We’ve worked together in the past and sincerely hope to do so again in the future. That’s why we want to be clear: Doar’s piece leaves out half the story. In citing our work to dismiss gun restrictions, he selectively highlights some findings while overlooking others.
Chapter 8 of our book, "The Violence Project: How to Stop a Mass Shooting Epidemic" — winner of a Minnesota Book Award — is titled “Opportunity” and is dedicated to the role of firearms in shaping these tragedies. Chapter 9 then outlines a “Swiss cheese” model: Multiple, imperfect layers of prevention that, together, reduce risk. Mental health, crisis intervention, school design and media responsibility are all slices of that cheese. So is gun policy. Ignoring it leaves a gaping hole.
Why firearms matter
Critics often point to the 1994 federal Assault Weapons Ban and claim it “didn’t work.” That misreads the evidence. The ban was short-lived and riddled with loopholes, but it reduced the use of assault weapons in crime. And when it expired, the deadliest attacks in U.S. history — from Sandy Hook to Uvalde to Las Vegas — followed, all carried out with these weapons.
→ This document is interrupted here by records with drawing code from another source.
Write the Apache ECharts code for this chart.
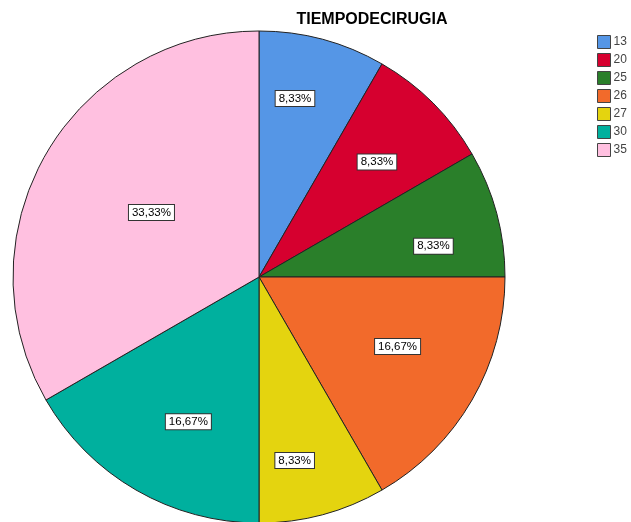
<!DOCTYPE html>
<html>
<head>
<meta charset="utf-8">
<script src="https://cdn.jsdelivr.net/npm/echarts@6/dist/echarts.min.js"></script>
<style>html,body{margin:0;padding:0;background:#fff}</style>
</head>
<body>
<div id="chart" style="width:631px;height:522px"></div>
<script>
const categories = ['13', '20', '25', '26', '27', '30', '35']
const counts = [1, 1, 1, 2, 1, 2, 4]
const COLORS = ['#5596E6', '#D6002F', '#2A7F2A', '#F26A2B', '#E4D40F', '#00B09E', '#FFC0E0']

const CX = 259, CY = 277, R = 246
// label placement: share of radius + small angle shift in degrees (SPSS places them unevenly)
const labelR = [0.74, 0.67, 0.72, 0.63, 0.76, 0.655, 0.51]
const labelShift = [-3.6, 0.7, 5, -3.4, 4, -4, 1]
const total = counts.reduce((a, b) => a + b, 0)

function midAngle(i) {
  let before = 0
  for (let k = 0; k < i; k++) before += counts[k]
  return ((before + counts[i] / 2) / total) * Math.PI * 2
}

const chart = echarts.init(document.getElementById('chart'))
chart.setOption({
  animation: false,
  color: COLORS,
  title: {
    text: 'TIEMPODECIRUGIA', left: 367, top: 7, textAlign: 'center',
    textStyle: { fontFamily: 'Liberation Sans, Arial', fontSize: 16, fontWeight: 'bold', color: '#000' }
  },
  legend: {
    orient: 'vertical', left: 592, top: 30,
    itemWidth: 13, itemHeight: 13, itemGap: 4, icon: 'rect',
    itemStyle: { borderColor: '#444', borderWidth: 1 },
    textStyle: { fontFamily: 'Liberation Sans, Arial', fontSize: 12, color: '#444', lineHeight: 13, height: 13, padding: [0, 0, 0, -2] },
    data: categories
  },
  series: [{
    type: 'pie', center: [CX, CY], radius: R, startAngle: 90, clockwise: true,
    data: categories.map((c, i) => ({ name: c, value: counts[i] })),
    itemStyle: { borderColor: '#222', borderWidth: 1 },
    label: {
      show: true, position: 'inside',
      formatter: p => (p.value / total * 100).toFixed(2).replace('.', ',') + '%',
      fontFamily: 'Liberation Sans, Arial', fontSize: 11.5, color: '#000',
      backgroundColor: '#fff', borderColor: '#333', borderWidth: 1, padding: [2, 3, 1, 3]
    },
    labelLayout: p => {
      const i = p.dataIndex
      const a = midAngle(i) + labelShift[i] * Math.PI / 180, r = R * labelR[i]
      return { x: CX + r * Math.sin(a), y: CY - r * Math.cos(a), align: 'center', verticalAlign: 'middle' }
    },
    emphasis: { disabled: true }
  }]
})
</script>
</body>
</html>
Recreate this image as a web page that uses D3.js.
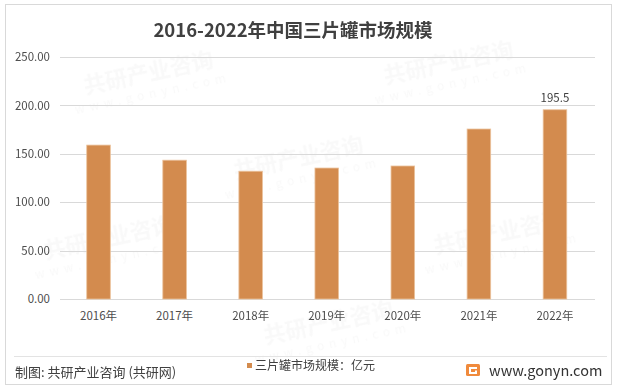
<!DOCTYPE html>
<html>
<head>
<meta charset="utf-8">
<script src="https://cdn.jsdelivr.net/npm/d3@7"></script>
<style>
  html, body { margin: 0; padding: 0; background: #fff; }
  svg { display: block; }
  text { font-family: "Noto Sans CJK SC", "Noto Sans", sans-serif; }
</style>
</head>
<body>
<svg id="chart" width="621" height="391"></svg>
<script>
const title = "2016-2022年中国三片罐市场规模";
const categories = ["2016年", "2017年", "2018年", "2019年", "2020年", "2021年", "2022年"];
const values = [159.0, 143.4, 132.0, 135.3, 137.4, 175.6, 195.5];
const labeledIndex = [6];
const yTicks = [0, 50, 100, 150, 200, 250];
const seriesName = "三片罐市场规模：亿元";
const sourceText = "制图: 共研产业咨询 (共研网)";
const siteText = "www.gonyn.com";

const svg = d3.select("#chart");

// outer frame
svg.append("rect").attr("x", 5.5).attr("y", 4.5).attr("width", 606).attr("height", 380)
  .attr("fill", "#fff").attr("stroke", "#d9d9d9").attr("stroke-width", 1);

// faint watermarks (kept fully inside the frame)
const wm = svg.append("g").attr("opacity", 0.045).attr("pointer-events", "none");
const wmPos = [[150, 80], [450, 70], [300, 165], [110, 245], [500, 240], [330, 330]];
wmPos.forEach(([x, y]) => {
  const g = wm.append("g").attr("transform", `translate(${x},${y}) rotate(-12)`);
  g.append("text").attr("text-anchor", "middle").attr("font-size", 22).attr("font-weight", "bold")
    .attr("fill", "#777").text("共研产业咨询");
  g.append("text").attr("text-anchor", "middle").attr("y", 18).attr("font-size", 12)
    .attr("letter-spacing", 5).attr("fill", "#777").text("www.gonyn.com");
});

const x = d3.scaleBand().domain(categories).range([60.5, 593]).paddingInner(0.69).paddingOuter(0.345);
const y = d3.scaleLinear().domain([0, 250]).range([299, 57]);

// gridlines
svg.append("g").selectAll("line").data(yTicks).join("line")
  .attr("x1", 60).attr("x2", 595)
  .attr("y1", d => Math.round(y(d)) + 0.5).attr("y2", d => Math.round(y(d)) + 0.5)
  .attr("stroke", "#d9d9d9").attr("stroke-width", 1);

// y axis labels
const yAxis = d3.axisLeft(y).tickValues(yTicks).tickFormat(d3.format(".2f")).tickSize(0).tickPadding(0);
const yg = svg.append("g").attr("transform", "translate(50,0)").call(yAxis);
yg.select(".domain").remove();
yg.selectAll("text").attr("font-size", 11.5).attr("fill", "#4d4d4d")
  .attr("font-family", "'Noto Sans CJK SC', sans-serif");

// bars
svg.append("g").selectAll("rect").data(values).join("rect")
  .attr("x", (d, i) => x(categories[i]))
  .attr("y", d => y(d))
  .attr("width", x.bandwidth())
  .attr("height", d => y(0) - y(d))
  .attr("fill", "#D38B4E")
  .attr("stroke", "#EBC29C").attr("stroke-width", 0.8);

// x axis labels
const xAxis = d3.axisBottom(x).tickSize(0).tickPadding(0);
const xg = svg.append("g").attr("transform", "translate(0,312)").call(xAxis);
xg.select(".domain").remove();
xg.selectAll("text").attr("font-size", 11.5).attr("fill", "#4d4d4d")
  .attr("font-family", "'Noto Sans CJK SC', sans-serif");

// data label
svg.append("g").selectAll("text").data(labeledIndex).join("text")
  .attr("x", i => x(categories[i]) + x.bandwidth() / 2)
  .attr("y", i => y(values[i]) - 8)
  .attr("text-anchor", "middle").attr("font-size", 11.5).attr("fill", "#404040")
  .text(i => values[i]);

// title
svg.append("text").attr("x", 293).attr("y", 37).attr("text-anchor", "middle")
  .attr("font-size", 18.5).attr("font-weight", "bold").attr("fill", "#404040").text(title);

// footer separator
svg.append("line").attr("x1", 14).attr("x2", 607).attr("y1", 356.5).attr("y2", 356.5)
  .attr("stroke", "#e3e3e3").attr("stroke-width", 1);

// source
svg.append("text").attr("x", 15).attr("y", 376.5).attr("font-size", 13).attr("fill", "#404040").text(sourceText);

// legend
svg.append("rect").attr("x", 247).attr("y", 363).attr("width", 5).attr("height", 5).attr("fill", "#D38B4E");
svg.append("text").attr("x", 255).attr("y", 370).attr("font-size", 12).attr("fill", "#404040").text(seriesName);

// logo
const logo = svg.append("g").attr("transform", "translate(466,364)");
logo.append("rect").attr("width", 14).attr("height", 12).attr("rx", 1.5).attr("fill", "#F08A3C");
logo.append("path").attr("d", "M3,3 H11 V5 H5 V8 H9 V6.5 H11 V10 H3 Z").attr("fill", "#fff");

svg.append("text").attr("x", 489).attr("y", 376).attr("font-size", 14.5)
  .attr("font-family", "'Open Sans', 'Noto Sans', sans-serif").attr("fill", "#333").text(siteText);
</script>
</body>
</html>
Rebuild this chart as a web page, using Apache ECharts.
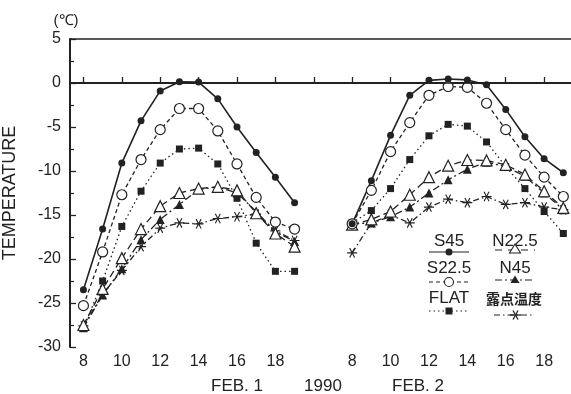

In our database of more than 200 mass shootings, those involving assault-style rifles killed and injured far more people than those using other guns. Our study in JAMA Network Open found that shootings with semi-automatic rifles nearly doubled fatalities compared with handguns. Other analyses suggest that had the federal ban remained in place, the toll of the past two decades might have been smaller.
Even short of a full ban, policies that address weapon lethality save lives. Limiting magazine capacity to 10 rounds forces shooters to reload more often, creating critical moments for escape or intervention. In Minneapolis, the shooter fired 116 rounds from a 5.56 mm rifle in under four minutes. At Tucson in 2011, bystanders tackled the gunman only because he stopped to reload a 33-round magazine. High-capacity magazines are a common thread in the nation’s deadliest attacks — and they are not necessary for self-defense or hunting.